Quote from the first line below through the line that contains "111, bottom: 296", both included, and leave the pictures out.

**Collection entries**:
※

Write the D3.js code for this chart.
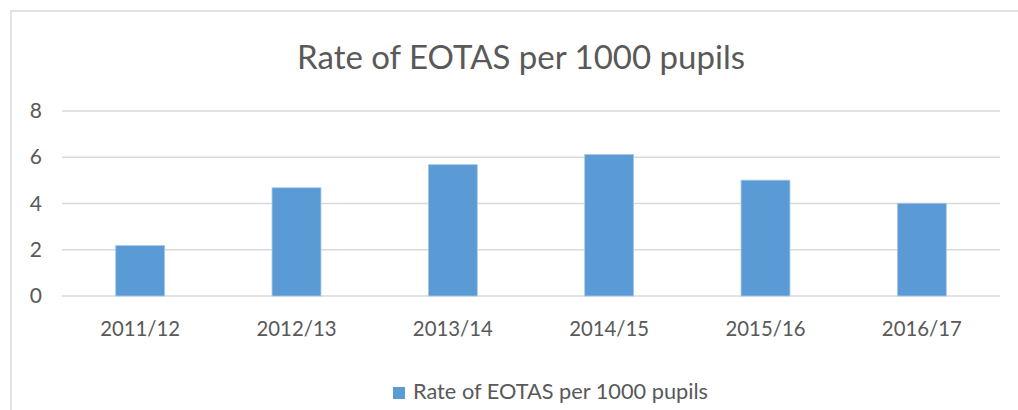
<!DOCTYPE html>
<html>
<head>
<meta charset="utf-8">
<script src="https://cdn.jsdelivr.net/npm/d3@7"></script>
<style>
  html, body { margin: 0; padding: 0; background: #fff; }
  svg { display: block; }
  text { font-family: Lato, "Open Sans", sans-serif; fill: #595959; }
</style>
</head>
<body>
<script>
const categories = ["2011/12", "2012/13", "2013/14", "2014/15", "2015/16", "2016/17"];
const values = [2.18, 4.68, 5.68, 6.12, 5.01, 4.01];
const yTicks = [0, 2, 4, 6, 8];
const seriesName = "Rate of EOTAS per 1000 pupils";
const titleText = "Rate of EOTAS per 1000 pupils";

const W = 1018, H = 410;
const svg = d3.select("body").append("svg").attr("width", W).attr("height", H);

// chart area border (frame extends beyond right/bottom of the picture)
svg.append("rect")
  .attr("x", 11).attr("y", 11)
  .attr("width", W + 20).attr("height", H + 20)
  .attr("fill", "#fff").attr("stroke", "#d9d9d9").attr("stroke-width", 1.5);

const plot = { left: 62, right: 1000, top: 111, bottom: 296 };

const x = d3.scaleBand().domain(categories).range([plot.left, plot.right]).padding(0);
const y = d3.scaleLinear().domain([0, 8]).range([plot.bottom, plot.top]);
const barW = x.bandwidth() * 0.313;

// gridlines
svg.append("g").selectAll("line").data(yTicks).join("line")
  .attr("x1", plot.left).attr("x2", plot.right)
  .attr("y1", d => y(d)).attr("y2", d => y(d))
  .attr("stroke", "#d9d9d9").attr("stroke-width", 1.5);

// y axis labels
const yAxis = d3.axisLeft(y).tickValues(yTicks).tickSize(0).tickPadding(0);
const gy = svg.append("g").attr("transform", `translate(42,0)`).call(yAxis);
gy.select(".domain").remove();
gy.selectAll("text").attr("font-size", 21).attr("fill", "#595959")
  .style("font-family", "Lato, sans-serif");

// bars
svg.append("g").selectAll("rect").data(values).join("rect")
  .attr("x", (d, i) => x(categories[i]) + x.bandwidth() / 2 - barW / 2)
  .attr("width", barW)
  .attr("y", d => y(d))
  .attr("height", d => y(0) - y(d))
  .attr("fill", "#5b9bd5")
  .attr("stroke", "#a9c8ea").attr("stroke-width", 0.8);

// x axis labels
const xAxis = d3.axisBottom(x).tickSize(0).tickPadding(0);
const gx = svg.append("g").attr("transform", `translate(0,${plot.bottom})`).call(xAxis);
gx.select(".domain").remove();
gx.selectAll("text").attr("font-size", 21).attr("fill", "#595959")
  .attr("dy", null).attr("y", 40)
  .attr("textLength", 80).attr("lengthAdjust", "spacingAndGlyphs")
  .style("font-family", "Lato, sans-serif");

// title
svg.append("text")
  .attr("x", 521).attr("y", 69)
  .attr("text-anchor", "middle")
  .attr("font-size", 32)
  .attr("textLength", 448).attr("lengthAdjust", "spacingAndGlyphs")
  .text(titleText);

// legend
const lg = svg.append("g");
lg.append("rect").attr("x", 393).attr("y", 387).attr("width", 12).attr("height", 12).attr("fill", "#5b9bd5");
lg.append("text").attr("x", 413).attr("y", 399)
  .attr("font-size", 21)
  .attr("textLength", 295).attr("lengthAdjust", "spacingAndGlyphs")
  .text(seriesName);
</script>
</body>
</html>
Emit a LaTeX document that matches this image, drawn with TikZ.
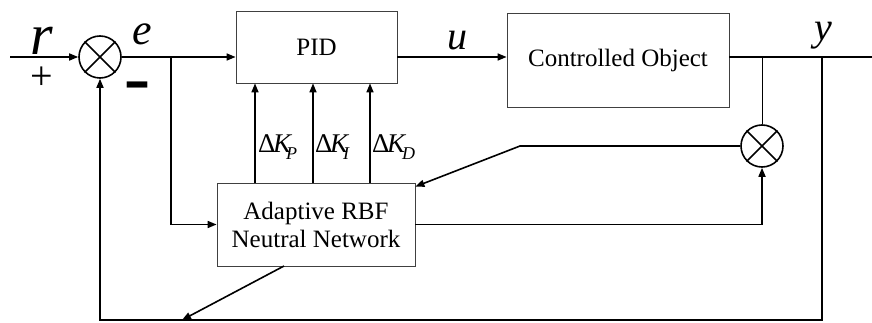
\documentclass[tikz,border=0pt]{standalone}
\usepackage{fontspec}
\setmainfont{Liberation Serif}
\usetikzlibrary{arrows.meta,calc}
\begin{document}
\begin{tikzpicture}[x=1pt,y=-1pt,
  blk/.style={draw=black!75,line width=0.8pt,inner sep=0pt,align=center,font=\fontsize{25}{28}\selectfont},
  sumc/.style={circle,draw,line width=1.6pt,minimum size=42pt,inner sep=0pt},
  sig/.style={line width=1.6pt},
  arr/.style={sig,-{Triangle[length=9pt,width=7pt]}},
  lab/.style={inner sep=0pt,font=\fontsize{40}{44}\selectfont\itshape},
  klab/.style={inner sep=0pt,anchor=west,font=\fontsize{27}{32}\selectfont}]
\useasboundingbox (0,0) rectangle (872,323);
% blocks
\node[blk,minimum width=161pt,minimum height=72pt] (pid) at (316.5,47) {PID};
\node[blk,minimum width=222pt,minimum height=94pt] (co) at (618,60) {Controlled Object};
\node[blk,minimum width=198pt,minimum height=83pt] (nn) at (316,224.5) {Adaptive RBF\\Neutral Network};
\node[sumc] (s1) at (100,57) {};
\node[sumc] (s2) at (762,146) {};
\draw[line width=1.6pt] (s1.north west) -- (s1.south east) (s1.north east) -- (s1.south west);
\draw[line width=1.6pt] (s2.north west) -- (s2.south east) (s2.north east) -- (s2.south west);
% coordinates
\coordinate (in) at (10,57);
\coordinate (b1) at (171,57);
\coordinate (b2) at (762,57);
\coordinate (b3) at (822,57);
\coordinate (out) at (872,57);
\coordinate (bb) at (822,320);
\coordinate (bl) at (100,320);
\coordinate (fb) at (182,320);
\coordinate (bend) at (520,146);
% signals
\draw[arr] (in) -- (s1.west);
\draw[arr] (s1.east) -- (s1.east -| pid.west);
\draw[arr] (b1) |- (nn.west);
\draw[arr] (pid.east |- s1) -- (s1 -| co.west);
\draw[sig] (co.east |- s1) -- (out);
\draw[line width=0.8pt] (b2) -- (s2.north);
\draw[arr] (b3) -- (bb) -- (bl) -- (s1.south);
\draw[arr] (284,266) -- (fb);
\foreach \x in {255,313,370} \draw[arr] (nn.north -| \x,0) -- (pid.south -| \x,0);
\draw[arr] (s2.west) -- (bend) -- ([yshift=-4pt]nn.north east);
\draw[arr] (nn.east) -- (nn.east -| s2) -- (s2.south);
% labels
\node[lab,font=\fontsize{58}{64}\selectfont\itshape] (lr) at (42,41) {r};
\node[lab,font=\fontsize{44}{48}\selectfont\itshape] (le) at (142,34) {e};
\node[lab] (lu) at (457,41) {u};
\node[lab] (ly) at (823,36) {y};
\node[inner sep=0pt,font=\fontsize{40}{44}\selectfont] (lplus) at (42,78) {+};
\node[inner sep=0pt,anchor=north,font=\fontsize{40}{44}\selectfont\bfseries] (lminus) at (137,82) {\scalebox{1}[2.2]{–}};
\node[klab] (kp) at (258,147) {Δ\kern-2.5pt\textit{K}\kern-6pt\raisebox{-7pt}{\fontsize{18}{22}\selectfont\textit{P}}};
\node[klab] (ki) at (315,147) {Δ\kern-2.5pt\textit{K}\kern-6pt\raisebox{-7pt}{\fontsize{18}{22}\selectfont\textit{I}}};
\node[klab] (kd) at (372,147) {Δ\kern-2.5pt\textit{K}\kern-4pt\raisebox{-7pt}{\fontsize{18}{22}\selectfont\textit{D}}};
\end{tikzpicture}
\end{document}
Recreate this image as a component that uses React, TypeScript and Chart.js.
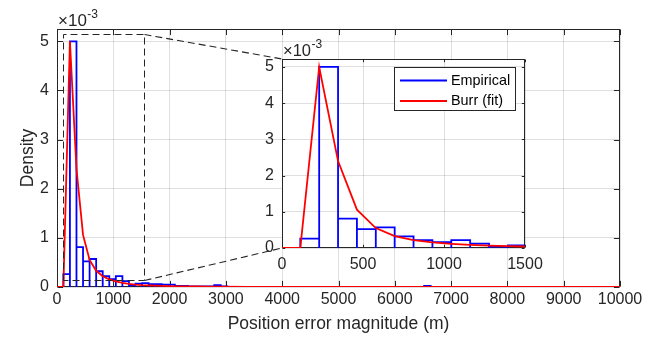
import React, { useEffect, useRef } from 'react';
import { Chart, registerables } from 'chart.js';

Chart.register(...registerables);
Chart.defaults.font.family = '"Liberation Sans", Arial, Helvetica, sans-serif';

// ---------- data (density values shown in units of 1e-3) ----------
const binStart = 113;
const binWidth = 116.5;
const empiricalDensity = [
  0.26, 5.0, 0.81, 0.52, 0.57, 0.32, 0.22, 0.16, 0.22, 0.12,
  0.04, 0.07, 0.08, 0.06, 0.06, 0.05, 0.05, 0.02, 0.02, 0.01,
  0.01, 0.01, 0.01, 0.04, 0.01, 0, 0, 0, 0, 0,
  0, 0, 0, 0, 0, 0, 0, 0, 0, 0,
  0, 0, 0, 0, 0, 0, 0, 0, 0, 0,
  0, 0, 0, 0, 0, 0.02, 0, 0, 0, 0,
  0, 0, 0, 0, 0, 0, 0, 0, 0, 0,
  0, 0, 0, 0, 0, 0, 0, 0, 0, 0,
  0, 0, 0, 0, 0,
];
const burrX = [
  0, 113, 229.5, 346, 462.5, 579, 695.5, 812, 928.5, 1045, 1161.5, 1278, 1394.5,
  1511, 1627.5, 1744, 1860.5, 1977, 2210, 2443, 2676, 2909, 3375, 3841, 4500,
  5000, 6000, 7000, 8000, 9000, 10000,
];
const burrY = [
  0, 0, 5.0, 2.4, 1.06, 0.55, 0.33, 0.22, 0.155, 0.115, 0.085, 0.065, 0.05,
  0.04, 0.033, 0.027, 0.023, 0.019, 0.014, 0.011, 0.008, 0.006, 0.004, 0.003, 0.002,
  0.0015, 0.001, 0.0006, 0.0004, 0.0003, 0.0002,
];
const mainXTicks = [0, 1000, 2000, 3000, 4000, 5000, 6000, 7000, 8000, 9000, 10000];
const mainYTicks = [0, 1, 2, 3, 4, 5];
const insetXTicks = [0, 500, 1000, 1500];
const insetYTicks = [0, 1, 2, 3, 4, 5];
const zoomBox = { xMin: 110, xMax: 1550, yMin: 0.14, yMax: 5.14 };
const seriesLabels = ['Empirical', 'Burr (fit)'];
const exponentBase = '\u00d710';
const exponentPower = '-3';

// ---------- styles ----------
const AX = '#262626';
const GRID = 'rgba(38,38,38,0.15)';
const BLUE = '#0000ff';
const RED = '#ff0000';
const TICK_FONT = 16;
const FONT = '"Liberation Sans", Arial, sans-serif';

function histogramPoints() {
  const pts: { x: number; y: number }[] = [{ x: 0, y: 0 }, { x: binStart, y: 0 }];
  empiricalDensity.forEach((h, i) => {
    const a = binStart + i * binWidth;
    const b = a + binWidth;
    pts.push({ x: a, y: h }, { x: b, y: h }, { x: b, y: 0 });
  });
  return pts;
}
function burrPoints() {
  return burrX.map((x, i) => ({ x, y: burrY[i] }));
}

function makeDatasets(lw: number) {
  return [
    {
      label: seriesLabels[0],
      data: histogramPoints(),
      borderColor: BLUE,
      backgroundColor: BLUE,
      borderWidth: lw,
      pointRadius: 0,
      tension: 0,
      fill: false,
      order: 2,
    },
    {
      label: seriesLabels[1],
      data: burrPoints(),
      borderColor: RED,
      backgroundColor: RED,
      borderWidth: lw,
      pointRadius: 0,
      tension: 0,
      fill: false,
      order: 1,
    },
  ];
}

// box + inward ticks (below data) + exponent label
function boxPlugin(tickLen: number, expFont: number) {
  return {
    id: 'matlabBox',
    beforeDatasetsDraw(chart: any) {
      const { ctx, chartArea: a, scales } = chart;
      const L = Math.round(a.left) + 0.5;
      const R = Math.round(a.right) - 0.5;
      const T = Math.round(a.top) + 0.5;
      const B = Math.round(a.bottom) - 0.5;
      ctx.save();
      ctx.strokeStyle = AX;
      ctx.lineWidth = 1;
      ctx.setLineDash([]);
      ctx.beginPath();
      scales.x.ticks.forEach((t: any) => {
        const px = Math.round(scales.x.getPixelForValue(t.value)) + 0.5;
        ctx.moveTo(px, B);
        ctx.lineTo(px, B - tickLen);
        ctx.moveTo(px, T);
        ctx.lineTo(px, T + tickLen);
      });
      scales.y.ticks.forEach((t: any) => {
        const py = Math.round(scales.y.getPixelForValue(t.value)) + 0.5;
        ctx.moveTo(L, py);
        ctx.lineTo(L + tickLen, py);
        ctx.moveTo(R, py);
        ctx.lineTo(R - tickLen, py);
      });
      ctx.stroke();
      ctx.strokeRect(L, T, R - L, B - T);
      ctx.restore();
    },
    afterDraw(chart: any) {
      const { ctx, chartArea: a } = chart;
      ctx.save();
      ctx.fillStyle = AX;
      ctx.textBaseline = 'alphabetic';
      ctx.textAlign = 'left';
      ctx.font = `${expFont}px ${FONT}`;
      const x0 = a.left + 1;
      ctx.fillText(exponentBase, x0, a.top - 3);
      const w = ctx.measureText(exponentBase).width;
      ctx.font = `${Math.round(expFont * 0.72)}px ${FONT}`;
      ctx.fillText(exponentPower, x0 + w + 0.5, a.top - 11);
      ctx.restore();
    },
  };
}

const whiteAreaPlugin = {
  id: 'whiteArea',
  beforeDraw(chart: any) {
    const { ctx, chartArea: a } = chart;
    ctx.save();
    ctx.fillStyle = '#ffffff';
    ctx.fillRect(a.left, a.top, a.right - a.left, a.bottom - a.top);
    ctx.restore();
  },
};

const legendPlugin = {
  id: 'insetLegend',
  afterDraw(chart: any) {
    const { ctx, chartArea: a } = chart;
    const w = 121;
    const h = 43;
    const right = Math.round(a.right) - 10;
    const left = right - w;
    const top = Math.round(a.top) + 8;
    ctx.save();
    ctx.fillStyle = '#ffffff';
    ctx.fillRect(left, top, w, h);
    ctx.strokeStyle = AX;
    ctx.lineWidth = 1;
    ctx.strokeRect(left + 0.5, top + 0.5, w, h);
    ctx.font = `14.4px ${FONT}`;
    ctx.textBaseline = 'middle';
    ctx.textAlign = 'left';
    chart.data.datasets.forEach((ds: any, i: number) => {
      const y = top + 13.5 + i * 20.5;
      ctx.strokeStyle = ds.borderColor;
      ctx.lineWidth = 1.8;
      ctx.beginPath();
      ctx.moveTo(left + 6, y);
      ctx.lineTo(left + 53, y);
      ctx.stroke();
      ctx.fillStyle = '#000000';
      ctx.fillText(ds.label, left + 57, y + 0.5);
    });
    ctx.restore();
  },
};

function zoomPlugin(getInset: () => any) {
  return {
    id: 'zoomBox',
    afterDatasetsDraw(chart: any) {
      const { ctx, scales } = chart;
      const snap = (v: number) => Math.round(v) + 0.5;
      const x0 = snap(scales.x.getPixelForValue(zoomBox.xMin));
      const x1 = snap(scales.x.getPixelForValue(zoomBox.xMax));
      const y0 = snap(scales.y.getPixelForValue(zoomBox.yMin));
      const y1 = snap(scales.y.getPixelForValue(zoomBox.yMax));
      const inset = getInset();
      ctx.save();
      ctx.strokeStyle = '#262626';
      ctx.lineWidth = 1;
      ctx.setLineDash([7, 4]);
      ctx.beginPath();
      ctx.moveTo(x0, y0);
      ctx.lineTo(x0, y1);
      ctx.lineTo(x1, y1);
      ctx.lineTo(x1, y0);
      ctx.lineTo(x0, y0);
      ctx.stroke();
      if (inset && inset.chartArea) {
        const ia = inset.chartArea;
        ctx.lineWidth = 1.1;
        ctx.beginPath();
        ctx.moveTo(x1, y1);
        ctx.lineTo(ia.left, ia.top);
        ctx.stroke();
        ctx.beginPath();
        ctx.moveTo(x1, y0);
        ctx.lineTo(ia.left, ia.bottom);
        ctx.stroke();
      }
      ctx.restore();
    },
  };
}

function axisCommon(ticksArr: number[], padding: number) {
  return {
    type: 'linear' as const,
    afterBuildTicks: (s: any) => {
      s.ticks = ticksArr.map((v) => ({ value: v }));
    },
    grid: { color: GRID, drawTicks: false, lineWidth: 1 },
    border: { display: false },
    ticks: {
      padding,
      color: AX,
      font: { size: TICK_FONT },
      maxRotation: 0,
      autoSkip: false,
      callback: (v: any) => String(v),
    },
  };
}

export default function App() {
  const mainRef = useRef<HTMLCanvasElement>(null);
  const insetRef = useRef<HTMLCanvasElement>(null);

  useEffect(() => {
    document.body.style.margin = '0';
    const insetChart = new Chart(insetRef.current as HTMLCanvasElement, {
      type: 'line',
      data: { datasets: makeDatasets(1.8) as any },
      options: {
        animation: false,
        responsive: false,
        events: [],
        layout: { padding: { left: 282 - 40, top: 59, right: 656 - 525, bottom: 337 - 248 - 40 } },
        plugins: { legend: { display: false }, tooltip: { enabled: false } },
        scales: {
          x: {
            ...axisCommon(insetXTicks, 7),
            min: 0,
            max: 1500,
            afterFit: (s: any) => {
              s.height = 40;
            },
          },
          y: {
            ...axisCommon(insetYTicks, 8),
            min: 0,
            max: 5.22,
            afterFit: (s: any) => {
              s.width = 40;
            },
          },
        } as any,
      },
      plugins: [whiteAreaPlugin, boxPlugin(2.7, 16.5), legendPlugin],
    });

    const mainChart = new Chart(mainRef.current as HTMLCanvasElement, {
      type: 'line',
      data: { datasets: makeDatasets(1.8) as any },
      options: {
        animation: false,
        responsive: false,
        events: [],
        layout: { padding: { left: 0, top: 29, right: 36, bottom: 0 } },
        plugins: { legend: { display: false }, tooltip: { enabled: false } },
        scales: {
          x: {
            ...axisCommon(mainXTicks, 3),
            min: 0,
            max: 10000,
            afterFit: (s: any) => {
              s.height = 50;
            },
            title: {
              display: true,
              text: 'Position error magnitude (m)',
              color: AX,
              font: { size: 17.5 },
              padding: { top: 0, bottom: 2.5 },
            },
          },
          y: {
            ...axisCommon(mainYTicks, 8),
            min: 0,
            max: 5.25,
            afterFit: (s: any) => {
              s.width = 57;
            },
            title: {
              display: true,
              text: 'Density',
              color: AX,
              font: { size: 17.5 },
              padding: { top: 18, bottom: 0 },
            },
          },
        } as any,
      },
      plugins: [zoomPlugin(() => insetChart), boxPlugin(5.6, 17)],
    });

    return () => {
      mainChart.destroy();
      insetChart.destroy();
    };
  }, []);

  return (
    <div style={{ position: 'relative', width: 656, height: 337, background: '#ffffff', overflow: 'hidden' }}>
      <canvas ref={mainRef} width={656} height={337} style={{ position: 'absolute', left: 0, top: 0 }} />
      <canvas ref={insetRef} width={656} height={337} style={{ position: 'absolute', left: 0, top: 0 }} />
    </div>
  );
}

※

**OUTPUT FOR THIS EXERCISE**:
Write the D3.js code for this chart.
<!DOCTYPE html>
<html>
<head>
<meta charset="utf-8">
<script src="https://cdn.jsdelivr.net/npm/d3@7"></script>
<style>
  html, body { margin: 0; padding: 0; background: #fff; }
  svg { display: block; }
  text { font-family: Lato, "Open Sans", sans-serif; fill: #595959; }
</style>
</head>
<body>
<script>
const categories = ["2011/12", "2012/13", "2013/14", "2014/15", "2015/16", "2016/17"];
const values = [2.18, 4.68, 5.68, 6.12, 5.01, 4.01];
const yTicks = [0, 2, 4, 6, 8];
const seriesName = "Rate of EOTAS per 1000 pupils";
const titleText = "Rate of EOTAS per 1000 pupils";

const W = 1018, H = 410;
const svg = d3.select("body").append("svg").attr("width", W).attr("height", H);

// chart area border (frame extends beyond right/bottom of the picture)
svg.append("rect")
  .attr("x", 11).attr("y", 11)
  .attr("width", W + 20).attr("height", H + 20)
  .attr("fill", "#fff").attr("stroke", "#d9d9d9").attr("stroke-width", 1.5);

const plot = { left: 62, right: 1000, top: 111, bottom: 296 };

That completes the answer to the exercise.